— START Data provided —
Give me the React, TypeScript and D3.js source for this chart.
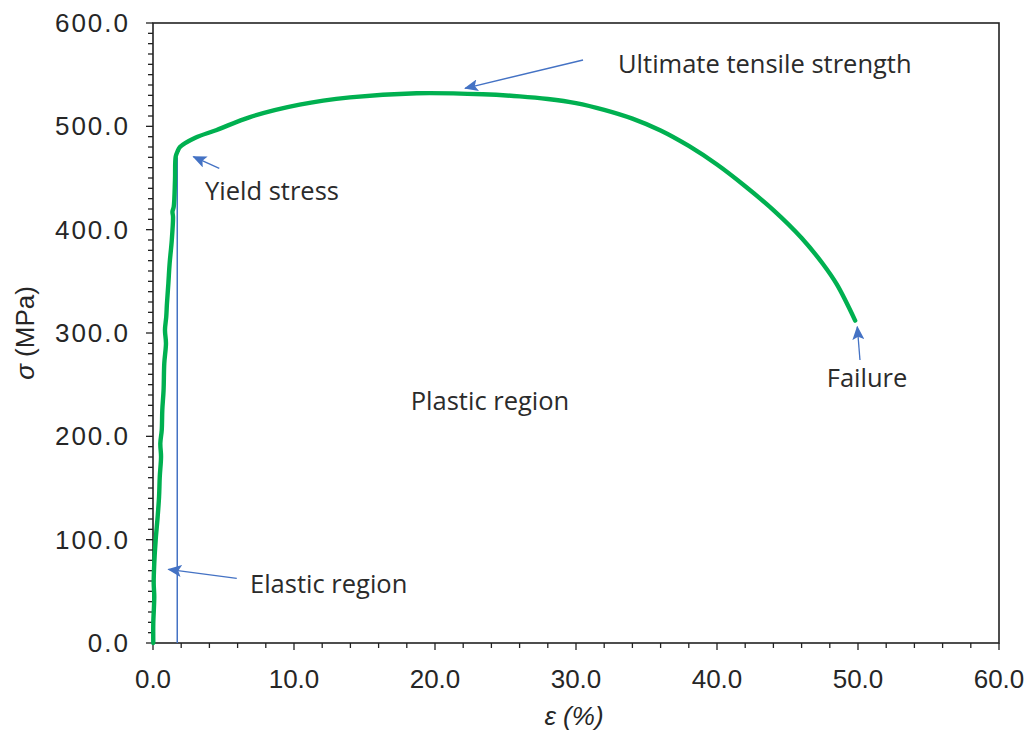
import React from "react";
import * as d3 from "d3";

// Engineering stress–strain curve of a ductile steel specimen
const strainPct = [
  0.02, 0.02, 0.09, 0.05, 0.09, 0.19, 0.33, 0.43, 0.48, 0.57, 0.52, 0.62, 0.66, 0.75,
  0.8, 0.92, 0.85, 0.94, 0.99, 1.09, 1.18, 1.33, 1.42, 1.38, 1.47, 1.56, 1.61,
  1.75, 1.91, 3.0, 4.52, 6.88, 10.4, 13.97, 18.7, 23.4, 26.0, 28.0, 30.0, 32.0,
  34.0, 36.0, 38.0, 40.0, 42.0, 44.0, 46.0, 47.5, 48.5, 49.8,
];
const stressMPa = [
  0, 19.1, 44.8, 57.8, 77.1, 99.7, 122.2, 141.6, 160.9, 180.3, 193.3, 206.1, 225.5, 244.8,
  270.7, 290.0, 302.9, 315.8, 328.7, 348.1, 367.4, 389.4, 412.5, 417.4, 422.2, 448.1, 470.6,
  476, 480, 489, 496.5, 509, 521, 528, 532, 531, 529, 526.5, 522.5, 516,
  507.5, 496, 481, 463, 442, 419, 392, 367, 347, 312,
];

// Offset line marking the end of the elastic region
const yieldLineStrain = 1.72;
const yieldLineTop = 470;

const xTicks = [0, 10, 20, 30, 40, 50, 60];
const yTicks = [0, 100, 200, 300, 400, 500, 600];

// Callouts: label anchor, arrow tail and arrow tip in data units
const noteText = ["Ultimate tensile strength", "Yield stress", "Elastic region", "Failure", "Plastic region"];
const noteX = [32.98, 3.69, 6.88, 50.64, 23.9];
const noteY = [551.6, 428.7, 48.7, 248, 225.5];
const noteAnchor = ["start", "start", "start", "middle", "middle"];
const arrowFrom = [[30.5, 564.2], [4.7, 459.4], [5.94, 62.6], [50.14, 273.9], null];
const arrowTo = [[22.13, 536.8], [2.86, 470.6], [1.09, 71.3], [49.95, 306.1], null];

const W = 1030;
const H = 730;
const left = 153, right = 999, top = 23, bottom = 643;

export default function App() {
  const x = d3.scaleLinear().domain([0, 60]).range([left, right]);
  const y = d3.scaleLinear().domain([0, 600]).range([bottom, top]);

  const pts = strainPct.map((s, i) => [s, stressMPa[i]] as [number, number]);
  const path = d3
    .line<[number, number]>()
    .x((d) => x(d[0]))
    .y((d) => y(d[1]))
    .curve(d3.curveCatmullRom.alpha(0.5))(pts) as string;

  const xMinor = d3.range(0, 60.001, 2);
  const yMinor = d3.range(0, 600.001, 10);

  const tickFont = "'Liberation Sans', Arial, sans-serif";
  const noteFont = "'Open Sans', sans-serif";
  const blue = "#4472C4";

  return (
    <svg width={W} height={H} style={{ position: "absolute", left: 0, top: 0, background: "#fff" }}>
      <defs>
        <marker id="head" viewBox="0 0 14 12" refX="13" refY="6" markerWidth="14" markerHeight="12"
          markerUnits="userSpaceOnUse" orient="auto">
          <path d="M0,0 L14,6 L0,12 L3,6 Z" fill={blue} />
        </marker>
      </defs>

      {/* minor and major ticks */}
      {xMinor.map((v) => (
        <line key={"xm" + v} x1={x(v)} x2={x(v)} y1={bottom} y2={bottom + (v % 10 === 0 ? 7 : 5)}
          stroke="#222" strokeWidth={1.3} />
      ))}
      {yMinor.map((v) => (
        <line key={"ym" + v} x1={left} x2={left - (v % 100 === 0 ? 7 : 5)} y1={y(v)} y2={y(v)}
          stroke="#222" strokeWidth={1.3} />
      ))}

      {/* plot frame */}
      <rect x={left} y={top} width={right - left} height={bottom - top} fill="none" stroke="#222" strokeWidth={1.6} />

      {xTicks.map((v) => (
        <text key={"xt" + v} x={x(v)} y={688} textAnchor="middle" fontFamily={tickFont} fontSize={26} fill="#262626">
          {v.toFixed(1)}
        </text>
      ))}
      {yTicks.map((v) => (
        <text key={"yt" + v} x={130} y={y(v)} dy="0.35em" textAnchor="end" fontFamily={tickFont} fontSize={26}
          letterSpacing={2} fill="#262626">
          {v.toFixed(1)}
        </text>
      ))}

      <text transform={`translate(34,${(top + bottom) / 2}) rotate(-90)`} textAnchor="middle"
        fontFamily={tickFont} fontSize={26} fill="#262626">
        <tspan fontStyle="italic">σ</tspan> (MPa)
      </text>
      <text x={574} y={725} textAnchor="middle" fontFamily={tickFont} fontSize={26} fontStyle="italic" fill="#262626">
        ε (%)
      </text>

      {/* yield offset line */}
      <line x1={x(yieldLineStrain)} x2={x(yieldLineStrain)} y1={y(0)} y2={y(yieldLineTop)} stroke={blue} strokeWidth={1.5} />

      {/* stress–strain curve */}
      <path d={path} fill="none" stroke="#00B050" strokeWidth={4.4} strokeLinejoin="round" strokeLinecap="round" />

      {/* callouts */}
      {noteText.map((t, i) => {
        const a = arrowFrom[i];
        const b = arrowTo[i];
        return (
          <g key={t}>
            {a && b && (
              <line x1={x(a[0])} y1={y(a[1])} x2={x(b[0])} y2={y(b[1])} stroke={blue} strokeWidth={1.3}
                markerEnd="url(#head)" />
            )}
            <text x={x(noteX[i])} y={y(noteY[i])} textAnchor={noteAnchor[i] as any} fontFamily={noteFont}
              fontSize={25.5} fill="#2b2b2b">
              {t}
            </text>
          </g>
        );
      })}
    </svg>
  );
}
— END Data provided —
Determine how many lines in the data above contain the string "React". Give nothing except the number.

2